皆様、
こんばんは。
先日、とても面白い札幌交響楽団の定期演奏会を聴きました。
レイフ・セーゲルスタムさんというフィンランドの指揮者の方が指揮をされたのですが、
彼は作曲家でもあり、これまでに250曲も交響曲を作曲したそうです。
プログラムの最後は、彼作曲の交響曲第245番(!)の世界初演でした。
(この曲は指揮者なしで、ご本人はピアノを弾いていました)
これが、むちゃくちゃ面白かったんです。
私はいつも、P席という、舞台後方の席の一番前で定演を聴くのですが、
目の前にいる打楽器の皆さんの動きがあまりにもおかしく、演奏の間中、笑いをこらえるのに必死でした(笑)。
だって、打楽器の皆さんは、ティンパニの上にシンバル乗っけて打ったり、拍子木や木づちやガラガラみたいなものを引っ切りなしに持ち替えて打ちまくったり、
木琴を何故かコントラバスの弓で弾いたりと、まるでミスター・ビーンの映画を見てるみたいでしたし、
何故か、トランペットの人は譜面台にiPhoneを乗せて弾いてたんですよ(爆)。
そんなもの、演奏会では見たことも聞いたこともなかったので、本当に笑いました。
曲ももちろん、不協和音につぐ不協和音で、まさに現代音楽という感じでした。
指揮者もおらず、時々コンマスが立ち上がって出だしの合図をしたり、管楽器の人が立ち上がって一斉に吹いたりする以外は、フレーズがどこで始まってどこで終わるのかも良く分からない演奏でした。
(セーゲルスタムさんご本人は、ピアノを担当していました)
私は札響のチェロ奏者の方からチェロを習っているのですが、
今日レッスンに行くと、例の曲の話題になりました。
先生にとっても、あの曲はかなり強烈だったようで、
「あの曲が正しく弾けていたかどうか、作曲家以外は誰も分からないし、同じ演奏を再現しろと言われても無理。
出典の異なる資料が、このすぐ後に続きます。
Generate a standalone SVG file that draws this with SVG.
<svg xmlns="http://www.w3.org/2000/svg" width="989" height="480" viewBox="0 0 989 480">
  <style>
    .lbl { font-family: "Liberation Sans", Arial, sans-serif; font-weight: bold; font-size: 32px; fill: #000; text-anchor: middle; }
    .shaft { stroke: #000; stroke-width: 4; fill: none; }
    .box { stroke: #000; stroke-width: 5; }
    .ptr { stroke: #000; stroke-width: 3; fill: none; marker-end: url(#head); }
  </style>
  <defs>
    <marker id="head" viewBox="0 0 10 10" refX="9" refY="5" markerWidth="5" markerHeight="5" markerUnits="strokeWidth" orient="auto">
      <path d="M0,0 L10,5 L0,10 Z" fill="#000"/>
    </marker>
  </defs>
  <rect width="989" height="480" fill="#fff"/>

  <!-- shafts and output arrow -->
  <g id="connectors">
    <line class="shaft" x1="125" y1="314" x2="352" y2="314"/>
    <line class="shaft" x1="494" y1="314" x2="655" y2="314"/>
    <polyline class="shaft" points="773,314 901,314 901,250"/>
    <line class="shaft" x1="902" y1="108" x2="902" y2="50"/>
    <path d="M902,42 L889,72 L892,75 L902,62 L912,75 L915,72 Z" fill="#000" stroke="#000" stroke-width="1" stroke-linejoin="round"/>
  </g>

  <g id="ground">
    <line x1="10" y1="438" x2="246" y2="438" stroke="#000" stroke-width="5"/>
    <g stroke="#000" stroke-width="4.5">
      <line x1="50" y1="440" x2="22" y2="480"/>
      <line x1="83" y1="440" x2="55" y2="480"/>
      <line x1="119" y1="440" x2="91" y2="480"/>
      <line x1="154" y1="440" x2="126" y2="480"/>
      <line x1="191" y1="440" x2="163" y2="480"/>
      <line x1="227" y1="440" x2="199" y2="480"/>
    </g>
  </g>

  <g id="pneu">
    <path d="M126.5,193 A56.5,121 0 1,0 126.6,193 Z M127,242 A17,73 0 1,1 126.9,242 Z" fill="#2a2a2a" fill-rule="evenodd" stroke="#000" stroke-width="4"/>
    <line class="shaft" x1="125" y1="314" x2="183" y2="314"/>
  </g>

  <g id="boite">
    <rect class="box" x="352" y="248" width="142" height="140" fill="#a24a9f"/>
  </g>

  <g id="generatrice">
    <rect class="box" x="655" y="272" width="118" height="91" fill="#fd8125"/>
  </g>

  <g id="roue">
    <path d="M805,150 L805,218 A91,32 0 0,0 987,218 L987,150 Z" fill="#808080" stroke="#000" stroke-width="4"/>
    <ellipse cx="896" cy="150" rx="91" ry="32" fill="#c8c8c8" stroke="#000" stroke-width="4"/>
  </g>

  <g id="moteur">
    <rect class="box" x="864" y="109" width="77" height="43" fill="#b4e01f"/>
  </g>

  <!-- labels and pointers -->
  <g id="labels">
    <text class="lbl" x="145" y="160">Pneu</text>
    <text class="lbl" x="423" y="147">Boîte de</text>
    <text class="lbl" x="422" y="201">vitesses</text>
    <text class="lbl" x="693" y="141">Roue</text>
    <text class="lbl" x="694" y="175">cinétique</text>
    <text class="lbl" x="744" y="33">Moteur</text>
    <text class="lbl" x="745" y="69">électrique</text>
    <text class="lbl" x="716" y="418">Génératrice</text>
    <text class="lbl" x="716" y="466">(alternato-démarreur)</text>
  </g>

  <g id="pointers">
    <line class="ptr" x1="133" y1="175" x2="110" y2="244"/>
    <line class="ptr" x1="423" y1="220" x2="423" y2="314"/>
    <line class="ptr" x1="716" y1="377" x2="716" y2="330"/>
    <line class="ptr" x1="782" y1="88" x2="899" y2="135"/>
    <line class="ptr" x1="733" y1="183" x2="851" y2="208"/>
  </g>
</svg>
二度と弾きたくない」とおっしゃっていました(笑)。
「いったい、どんな楽譜だったんですか?」と聞くと、チェロのパート譜のコピーをレッスン室のゴミ箱から拾って見せてくれました(笑)。捨てるくらいならと、いただいてきた楽譜がこちらです。
いかにも現代音楽っぽい楽譜ですよね(笑)。小節も拍子記号もなく、あちこちに文章が書いてあります。
例えば「指揮者なしで演奏する。木管は立ち上がり、スタートの合図をする。ピアノが一緒に出る」「ベストの演奏時間は22分」「フルートは(立って)、パーカッション、ピアノ、弦楽器以外の全員が演奏し終わるのを待って、このスタートをとてもセンシティブに、トライアングルとピアノと一緒に行う。長いディミヌエンドとなんたらかんたら……」といった感じ。
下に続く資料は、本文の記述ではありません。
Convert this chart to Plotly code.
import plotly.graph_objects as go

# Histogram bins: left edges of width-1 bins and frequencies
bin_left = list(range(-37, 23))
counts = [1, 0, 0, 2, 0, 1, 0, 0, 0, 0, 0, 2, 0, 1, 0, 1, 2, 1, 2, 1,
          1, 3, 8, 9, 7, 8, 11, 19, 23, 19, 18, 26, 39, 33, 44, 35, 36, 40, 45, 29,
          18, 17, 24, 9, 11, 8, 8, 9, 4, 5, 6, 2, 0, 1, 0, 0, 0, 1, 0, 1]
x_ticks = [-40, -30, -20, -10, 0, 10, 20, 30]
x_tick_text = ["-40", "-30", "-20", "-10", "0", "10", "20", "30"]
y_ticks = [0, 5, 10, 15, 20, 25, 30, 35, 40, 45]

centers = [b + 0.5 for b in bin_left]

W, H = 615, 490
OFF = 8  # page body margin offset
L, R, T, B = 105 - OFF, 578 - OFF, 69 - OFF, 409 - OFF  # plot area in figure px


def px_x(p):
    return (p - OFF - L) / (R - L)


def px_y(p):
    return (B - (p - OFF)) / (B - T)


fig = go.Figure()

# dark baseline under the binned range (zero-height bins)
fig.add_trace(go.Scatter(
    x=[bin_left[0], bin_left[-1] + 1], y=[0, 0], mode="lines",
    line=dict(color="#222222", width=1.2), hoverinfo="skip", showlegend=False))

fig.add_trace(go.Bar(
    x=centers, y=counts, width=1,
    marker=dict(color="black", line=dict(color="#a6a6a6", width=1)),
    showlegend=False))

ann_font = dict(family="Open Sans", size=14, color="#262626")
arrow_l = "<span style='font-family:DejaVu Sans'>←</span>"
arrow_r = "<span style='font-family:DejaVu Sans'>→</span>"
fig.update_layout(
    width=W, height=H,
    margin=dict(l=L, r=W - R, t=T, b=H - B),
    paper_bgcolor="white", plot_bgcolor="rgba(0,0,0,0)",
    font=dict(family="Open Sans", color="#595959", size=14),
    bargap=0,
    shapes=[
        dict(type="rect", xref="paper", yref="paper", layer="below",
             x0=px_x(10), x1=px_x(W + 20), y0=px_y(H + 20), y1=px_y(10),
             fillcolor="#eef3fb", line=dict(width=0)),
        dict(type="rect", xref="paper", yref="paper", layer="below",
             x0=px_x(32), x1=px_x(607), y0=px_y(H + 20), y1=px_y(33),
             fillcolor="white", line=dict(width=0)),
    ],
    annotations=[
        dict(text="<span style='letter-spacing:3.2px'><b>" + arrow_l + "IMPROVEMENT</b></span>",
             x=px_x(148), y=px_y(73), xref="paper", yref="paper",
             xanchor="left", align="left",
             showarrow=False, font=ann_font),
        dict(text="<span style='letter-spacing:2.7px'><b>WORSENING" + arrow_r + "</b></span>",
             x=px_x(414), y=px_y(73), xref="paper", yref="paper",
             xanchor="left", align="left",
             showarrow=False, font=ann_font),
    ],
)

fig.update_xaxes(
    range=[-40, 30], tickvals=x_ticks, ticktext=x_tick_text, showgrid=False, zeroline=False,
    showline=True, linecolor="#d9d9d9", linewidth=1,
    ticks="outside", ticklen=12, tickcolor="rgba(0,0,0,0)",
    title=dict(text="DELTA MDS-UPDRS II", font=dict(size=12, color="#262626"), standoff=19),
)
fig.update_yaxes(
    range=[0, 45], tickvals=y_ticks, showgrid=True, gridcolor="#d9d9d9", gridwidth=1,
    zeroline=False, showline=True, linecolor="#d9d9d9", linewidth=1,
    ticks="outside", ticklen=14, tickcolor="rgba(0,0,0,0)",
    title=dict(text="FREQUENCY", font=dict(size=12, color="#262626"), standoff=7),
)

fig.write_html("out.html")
休符は小節の代わりに「11−22秒」「8−14秒」といった秒数で示してありました。フレーズの後にも「44秒演奏したら一斉に止める」とか書いてあり、これで譜面台のiPhoneの謎が解けました(笑)。私のチェロの先生も、譜面台に腕時計を置いて弾いたそうです。
現代音楽の楽譜など、めったに見る機会がないので、いいものを見せていただきました。「家で弾いてみてね」と言われましたが、たぶん弾かないでしょう(笑)。
今回分かったこと。
「現代音楽は聞くものではなく、見るものだ」(爆)
そうですね、1年に1回くらいはこういう音楽もいいかも(笑)。